I recently tried to scan EC2 machines using grype, and received lots of vulnerabilities related to python.
some of them were found on packages related to python 2.7 that existed in the machine (as is, without any further action of a user).
I wonder if grype knows how to identify if a package was installed via yum or pip, or if it has any option to filter packages that weren’t manually downloaded by the user itself (something like base layer in image).
Since a user can’t actually fix a base distribution of an EC2.
Hi @TimBrown1611,
Thanks for the question!
Syft reports this information - syft packages, if you look at the -o json
output, will report that a given package is RPM, or PyPi, or whatever. You could configure Syft to turn of certain catalogers, e.g. the RPM cataloger, and then use syft -o json | grype
to get a scan for the remaining packages. You can read more in the docs on package cataloger selection.
You could also configure Grype to ignore certain packages or certain versions of certain packages. The Grype README has a section on how to do this.

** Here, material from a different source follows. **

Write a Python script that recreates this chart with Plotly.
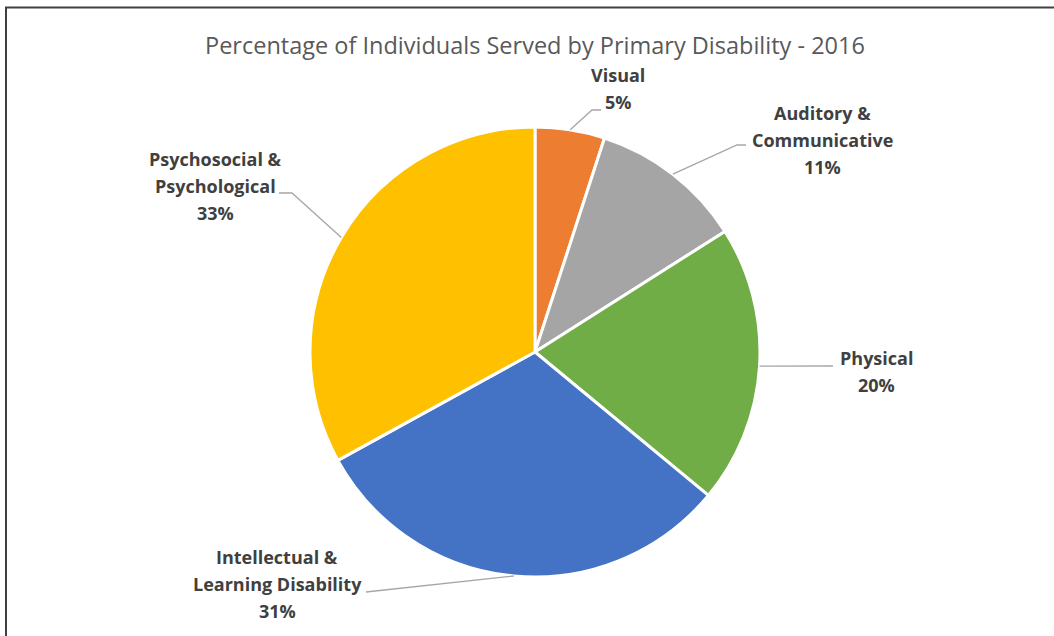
import math
import plotly.graph_objects as go

# ---- data ----
categories = ["Visual", "Auditory & Communicative", "Physical",
              "Intellectual & Learning Disability", "Psychosocial & Psychological"]
label_lines = [["Visual"], ["Auditory &", "Communicative"], ["Physical"],
               ["Intellectual &", "Learning Disability"], ["Psychosocial &", "Psychological"]]
values = [5, 11, 20, 31, 33]
colors = ["#ED7D31", "#A5A5A5", "#70AD47", "#4472C4", "#FFC000"]
title_text = "Percentage of Individuals Served by Primary Disability - 2016"

W, H = 1054, 636
CX, CY, R = 535, 352, 225

def px(x):
    return x / W

def py(y):
    return 1 - y / H

fig = go.Figure()
fig.add_trace(go.Pie(
    labels=categories, values=values, sort=False, direction="clockwise",
    rotation=0, textinfo="none", hoverinfo="label+percent",
    marker=dict(colors=colors, line=dict(color="white", width=3)),
    domain=dict(x=[px(CX - R), px(CX + R)], y=[py(CY + R), py(CY - R)]),
    showlegend=False,
))

# label placement (layout) : center x, first-line y, line step
label_pos = [(618, 75), (822, 113), (876, 358), (277, 557), (215, 159)]
step = 27
# leader elbows / ends (layout)
leaders = [
    [(592, 110), (601, 110)],
    [(737, 145), (746, 145)],
    [(833, 366)],
    [(366, 592)],
    [(292, 193), (279, 193)],
]

total = sum(values)
cum = 0
annotations = []
shapes = []
for i, v in enumerate(values):
    pct = round(100 * v / total)
    lines = label_lines[i] + [f"{pct}%"]
    lx, ly = label_pos[i]
    for k, t in enumerate(lines):
        annotations.append(dict(
            x=px(lx), y=py(ly + k * step), xref="paper", yref="paper",
            text=f"<b>{t}</b>", showarrow=False, xanchor="center", yanchor="middle",
            font=dict(family="Open Sans", size=18, color="#404040"),
        ))
    mid = (cum + v / 2) / total * 2 * math.pi
    cum += v
    sx = CX + R * math.sin(mid)
    sy = CY - R * math.cos(mid)
    pts = [(sx, sy)] + leaders[i]
    path = "M " + " L ".join(f"{px(a)},{py(b)}" for a, b in pts)
    shapes.append(dict(type="path", path=path, xref="paper", yref="paper",
                       line=dict(color="#A6A6A6", width=1.3)))

# frame
shapes.append(dict(type="line", xref="paper", yref="paper", x0=px(5), x1=1, y0=py(7.5), y1=py(7.5),
                   line=dict(color="#404040", width=2)))
shapes.append(dict(type="line", xref="paper", yref="paper", x0=px(6), x1=px(6), y0=py(7), y1=0,
                   line=dict(color="#404040", width=2)))

annotations.append(dict(
    x=px(535), y=py(45), xref="paper", yref="paper", text=title_text, showarrow=False,
    xanchor="center", yanchor="middle",
    font=dict(family="Open Sans", size=23.5, color="#595959"),
))

fig.update_layout(
    width=W, height=H, margin=dict(l=0, r=0, t=0, b=0),
    paper_bgcolor="white", plot_bgcolor="white",
    annotations=annotations, shapes=shapes,
)

fig.write_html("out.html")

Can you tell me a bit about your use case? Are you worried about vulnerabilities in an application you’re deploying to EC2? Or are end users installing things on EC2-based workstations after the initial AMI is deployed and you want to keep track of vulnerabilities in there? I ask because, if you’re deploying an application, it might make sense to run Grype against the application you’re about to deploy rather than the whole instance.
Thanks for the answer.
If you launch an EC2 and scan it with grype (without installing anything), you will find out it has vulnerabilities from python2.7 (pillow and pyyaml packages) for example. I assume a regular user can’t do much with this kind of information, since it is a base AMI.
I would like to know if it is possible to separate between AMI vulnerabilities and the other, like it planned to do with images base layer in the future.
Right now, Syft does not have a good way to say that package in the base AMI don’t count. We have Compare two SBOMs · Issue #292 · anchore/syft · GitHub, which is a request to allow syft to compare two SBOMs. Then you could scan a base VM with nothing installed after the AMI, and then scan another VM, and substract the two SBOMs. Then you could pass the resulting SBOM, which represented only the packages in the VM in question that weren’t in the AMI, into Grype and do a scan normally.
I have a couple of thoughts here.
First, whether these packages are a security concern isn’t really affected by whether you have a good way to remove them. The packages are actually present on the instance, and depending on what is happening on the host, vulnerabilities in those packages could be exploited.
Second, this is one of the reasons people like to deploy applications in a container, e.g. a Docker image: A working Ubuntu or Amazon Linux instance that you can log into and use has a ton of packages that, for example, a node web app just doesn’t need at all. You can shrink the set of packages to scan and vulnerabilities to patch by putting the application in a Docker image and scanning that. (Really, a Docker image is sort of like what you’re asking for: A bundle of only those dependencies you need to add to a plain Linux host.)
Third, you could research making custom AMIs, though I admit I don’t know much about that.
Fourth, if you really want to ignore everything in the base image, you could write a script that basically does syft -o json dir:/ > /some/path/sbom.json
on a plain EC2 instance (nothing after AMI installed) and then parses the resulting JSON file to get a list of those packages you don’t care about, and writes that to a grype config so that all vulnerabilities affecting those files are ignored. I think this is basically what you’re asking for. The script might be a bit of work, but the main reason not to do this is the first point above: the packages are still there, and still vulnerable. Attackers don’t care whether they “don’t count” because it’s hard to change the base AMI.
Sorry if this answer is really long and not very helpful - I’ve been thinking about this problem for a while. I think what I would do in your situation is bundle your app in a Docker image, scan the Docker image with Grype, and then run the Docker container on your hosting provider of choice.
All this is assuming that the EC2 instance is running an application and not a workstation. If it’s running a workstation, my answer might be a little different.